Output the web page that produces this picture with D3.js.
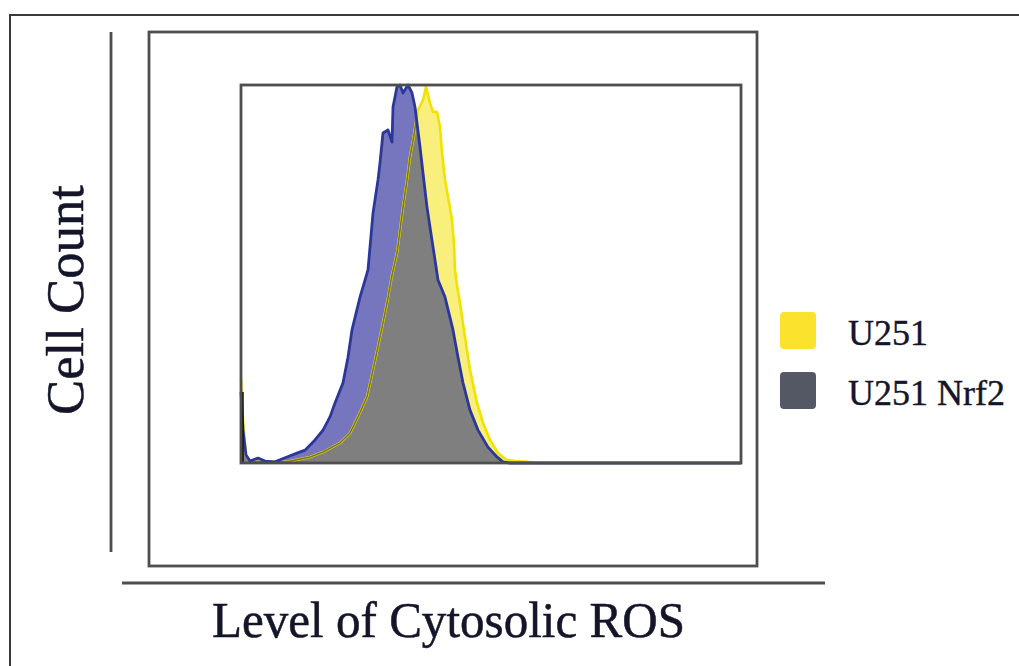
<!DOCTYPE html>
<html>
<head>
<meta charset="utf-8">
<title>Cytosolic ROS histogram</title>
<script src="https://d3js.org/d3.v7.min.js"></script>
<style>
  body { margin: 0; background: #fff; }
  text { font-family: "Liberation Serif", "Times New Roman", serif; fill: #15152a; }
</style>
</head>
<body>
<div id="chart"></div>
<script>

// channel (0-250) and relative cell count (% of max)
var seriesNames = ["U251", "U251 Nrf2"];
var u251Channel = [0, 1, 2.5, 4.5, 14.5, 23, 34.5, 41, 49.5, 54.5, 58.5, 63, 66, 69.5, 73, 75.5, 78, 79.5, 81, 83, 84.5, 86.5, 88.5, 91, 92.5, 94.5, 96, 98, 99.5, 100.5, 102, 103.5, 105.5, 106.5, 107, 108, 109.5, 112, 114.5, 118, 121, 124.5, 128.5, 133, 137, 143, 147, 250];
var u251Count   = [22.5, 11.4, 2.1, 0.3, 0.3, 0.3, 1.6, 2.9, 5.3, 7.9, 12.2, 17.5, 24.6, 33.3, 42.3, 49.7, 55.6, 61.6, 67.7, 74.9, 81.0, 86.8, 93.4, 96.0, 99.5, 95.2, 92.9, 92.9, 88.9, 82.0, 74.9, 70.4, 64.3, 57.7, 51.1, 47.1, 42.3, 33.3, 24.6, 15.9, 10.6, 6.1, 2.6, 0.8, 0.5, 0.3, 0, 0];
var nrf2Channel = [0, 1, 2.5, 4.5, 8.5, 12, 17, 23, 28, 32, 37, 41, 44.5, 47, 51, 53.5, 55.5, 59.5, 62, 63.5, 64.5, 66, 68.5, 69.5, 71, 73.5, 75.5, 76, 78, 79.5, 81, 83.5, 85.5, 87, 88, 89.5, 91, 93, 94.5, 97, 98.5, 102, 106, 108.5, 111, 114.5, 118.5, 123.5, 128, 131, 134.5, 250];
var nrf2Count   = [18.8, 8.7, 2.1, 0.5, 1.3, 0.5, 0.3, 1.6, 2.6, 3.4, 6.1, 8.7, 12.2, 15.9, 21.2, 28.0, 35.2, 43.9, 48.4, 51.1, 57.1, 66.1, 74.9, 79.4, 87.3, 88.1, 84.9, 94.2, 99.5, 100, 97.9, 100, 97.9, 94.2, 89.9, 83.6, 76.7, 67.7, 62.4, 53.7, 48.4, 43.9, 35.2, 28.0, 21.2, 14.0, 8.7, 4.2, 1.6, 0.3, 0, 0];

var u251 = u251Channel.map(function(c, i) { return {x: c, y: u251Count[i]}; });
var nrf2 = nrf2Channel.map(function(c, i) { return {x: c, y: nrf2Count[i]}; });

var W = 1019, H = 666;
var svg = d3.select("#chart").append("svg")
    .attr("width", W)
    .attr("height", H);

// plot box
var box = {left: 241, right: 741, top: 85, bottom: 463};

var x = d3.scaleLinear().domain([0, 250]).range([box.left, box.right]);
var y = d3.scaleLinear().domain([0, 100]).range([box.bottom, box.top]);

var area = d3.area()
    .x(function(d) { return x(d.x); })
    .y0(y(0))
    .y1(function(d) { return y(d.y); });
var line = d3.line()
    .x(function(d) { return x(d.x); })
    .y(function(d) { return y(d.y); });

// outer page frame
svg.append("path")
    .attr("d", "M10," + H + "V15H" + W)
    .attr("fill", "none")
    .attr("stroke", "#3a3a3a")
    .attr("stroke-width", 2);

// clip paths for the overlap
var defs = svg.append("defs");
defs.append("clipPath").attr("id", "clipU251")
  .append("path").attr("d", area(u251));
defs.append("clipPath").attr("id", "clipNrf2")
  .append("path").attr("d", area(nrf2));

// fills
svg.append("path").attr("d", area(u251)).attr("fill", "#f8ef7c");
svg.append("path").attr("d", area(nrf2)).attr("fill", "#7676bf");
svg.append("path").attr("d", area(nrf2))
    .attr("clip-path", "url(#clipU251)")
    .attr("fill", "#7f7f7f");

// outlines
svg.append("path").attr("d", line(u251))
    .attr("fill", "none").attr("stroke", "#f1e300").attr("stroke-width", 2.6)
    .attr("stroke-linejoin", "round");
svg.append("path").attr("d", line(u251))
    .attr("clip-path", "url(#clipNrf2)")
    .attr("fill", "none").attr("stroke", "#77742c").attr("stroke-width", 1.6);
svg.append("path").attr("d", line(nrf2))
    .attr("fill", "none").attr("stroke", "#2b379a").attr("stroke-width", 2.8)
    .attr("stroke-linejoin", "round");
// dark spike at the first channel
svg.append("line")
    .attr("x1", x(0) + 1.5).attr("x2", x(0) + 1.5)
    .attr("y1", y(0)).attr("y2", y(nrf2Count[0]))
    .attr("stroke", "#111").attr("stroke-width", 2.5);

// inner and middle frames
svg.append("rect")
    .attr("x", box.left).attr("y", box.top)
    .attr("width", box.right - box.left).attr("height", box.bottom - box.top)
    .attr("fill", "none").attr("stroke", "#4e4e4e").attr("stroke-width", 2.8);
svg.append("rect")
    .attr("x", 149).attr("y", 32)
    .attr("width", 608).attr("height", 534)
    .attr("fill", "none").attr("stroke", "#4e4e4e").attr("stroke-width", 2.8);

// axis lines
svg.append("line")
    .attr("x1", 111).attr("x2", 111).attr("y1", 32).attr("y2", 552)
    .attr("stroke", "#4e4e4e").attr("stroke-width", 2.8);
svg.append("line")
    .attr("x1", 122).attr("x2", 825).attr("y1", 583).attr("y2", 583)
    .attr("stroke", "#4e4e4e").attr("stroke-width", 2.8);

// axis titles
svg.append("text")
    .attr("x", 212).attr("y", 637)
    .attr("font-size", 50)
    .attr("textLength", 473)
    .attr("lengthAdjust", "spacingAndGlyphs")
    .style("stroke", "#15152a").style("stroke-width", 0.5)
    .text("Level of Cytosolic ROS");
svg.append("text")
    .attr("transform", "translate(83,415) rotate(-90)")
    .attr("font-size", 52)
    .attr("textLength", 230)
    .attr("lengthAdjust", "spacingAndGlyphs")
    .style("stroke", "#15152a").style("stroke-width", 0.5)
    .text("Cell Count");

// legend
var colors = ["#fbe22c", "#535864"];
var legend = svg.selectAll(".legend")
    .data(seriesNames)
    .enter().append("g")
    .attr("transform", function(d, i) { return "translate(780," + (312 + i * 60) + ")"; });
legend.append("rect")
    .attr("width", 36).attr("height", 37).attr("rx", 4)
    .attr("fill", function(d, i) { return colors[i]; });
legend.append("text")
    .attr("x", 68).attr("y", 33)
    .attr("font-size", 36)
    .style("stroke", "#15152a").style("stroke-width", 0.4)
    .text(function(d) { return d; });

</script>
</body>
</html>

:::::

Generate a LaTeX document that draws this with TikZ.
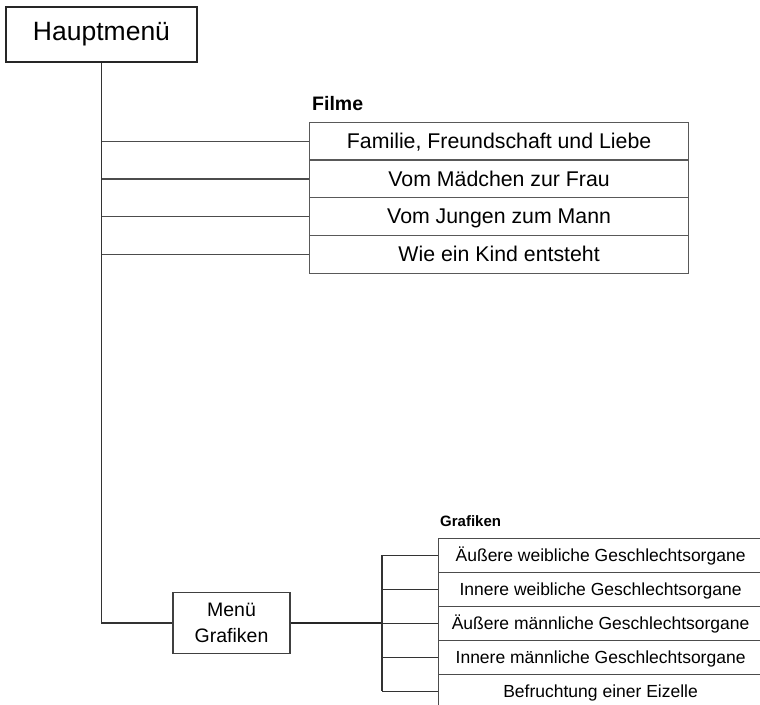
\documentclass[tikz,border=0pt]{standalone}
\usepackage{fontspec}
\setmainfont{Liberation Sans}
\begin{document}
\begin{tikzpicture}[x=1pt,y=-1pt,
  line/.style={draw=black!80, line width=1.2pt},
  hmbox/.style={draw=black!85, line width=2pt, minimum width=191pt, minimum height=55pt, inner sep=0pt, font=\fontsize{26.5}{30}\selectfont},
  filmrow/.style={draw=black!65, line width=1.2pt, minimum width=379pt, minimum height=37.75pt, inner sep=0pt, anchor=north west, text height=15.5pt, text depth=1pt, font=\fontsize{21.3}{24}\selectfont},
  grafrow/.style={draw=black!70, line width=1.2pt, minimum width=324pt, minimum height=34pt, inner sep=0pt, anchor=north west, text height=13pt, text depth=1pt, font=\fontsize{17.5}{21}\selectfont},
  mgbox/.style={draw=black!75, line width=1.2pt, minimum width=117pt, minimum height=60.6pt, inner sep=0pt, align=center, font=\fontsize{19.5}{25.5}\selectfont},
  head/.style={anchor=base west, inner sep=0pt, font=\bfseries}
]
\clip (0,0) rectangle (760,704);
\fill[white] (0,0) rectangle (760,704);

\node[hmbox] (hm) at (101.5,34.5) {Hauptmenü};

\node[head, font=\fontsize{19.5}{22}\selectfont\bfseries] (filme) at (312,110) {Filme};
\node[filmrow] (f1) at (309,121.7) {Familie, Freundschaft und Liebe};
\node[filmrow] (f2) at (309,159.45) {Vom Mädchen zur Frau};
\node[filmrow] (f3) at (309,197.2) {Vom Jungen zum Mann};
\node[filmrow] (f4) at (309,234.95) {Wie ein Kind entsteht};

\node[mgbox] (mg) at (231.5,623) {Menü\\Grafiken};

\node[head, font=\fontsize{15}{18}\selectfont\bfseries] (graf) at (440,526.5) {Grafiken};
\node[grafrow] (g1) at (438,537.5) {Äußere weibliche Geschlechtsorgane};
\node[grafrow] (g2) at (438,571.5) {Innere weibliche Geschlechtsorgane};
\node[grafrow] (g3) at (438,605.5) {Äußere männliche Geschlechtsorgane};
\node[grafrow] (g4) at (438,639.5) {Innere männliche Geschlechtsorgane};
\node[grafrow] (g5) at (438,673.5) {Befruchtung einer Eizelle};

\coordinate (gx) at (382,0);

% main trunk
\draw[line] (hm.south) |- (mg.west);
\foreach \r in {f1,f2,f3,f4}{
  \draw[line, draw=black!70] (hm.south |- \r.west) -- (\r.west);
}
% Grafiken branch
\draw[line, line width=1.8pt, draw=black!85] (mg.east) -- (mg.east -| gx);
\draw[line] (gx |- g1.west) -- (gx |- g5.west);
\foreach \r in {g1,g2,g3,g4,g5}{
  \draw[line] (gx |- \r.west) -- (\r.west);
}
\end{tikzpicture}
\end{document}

:::::

DIRECTIONS FOR THIS TASK => In the entries above, find every line with the word "page" and list it.

CORRECT RESPONSE =>
Output the web page that produces this picture with D3.js.
// outer page frame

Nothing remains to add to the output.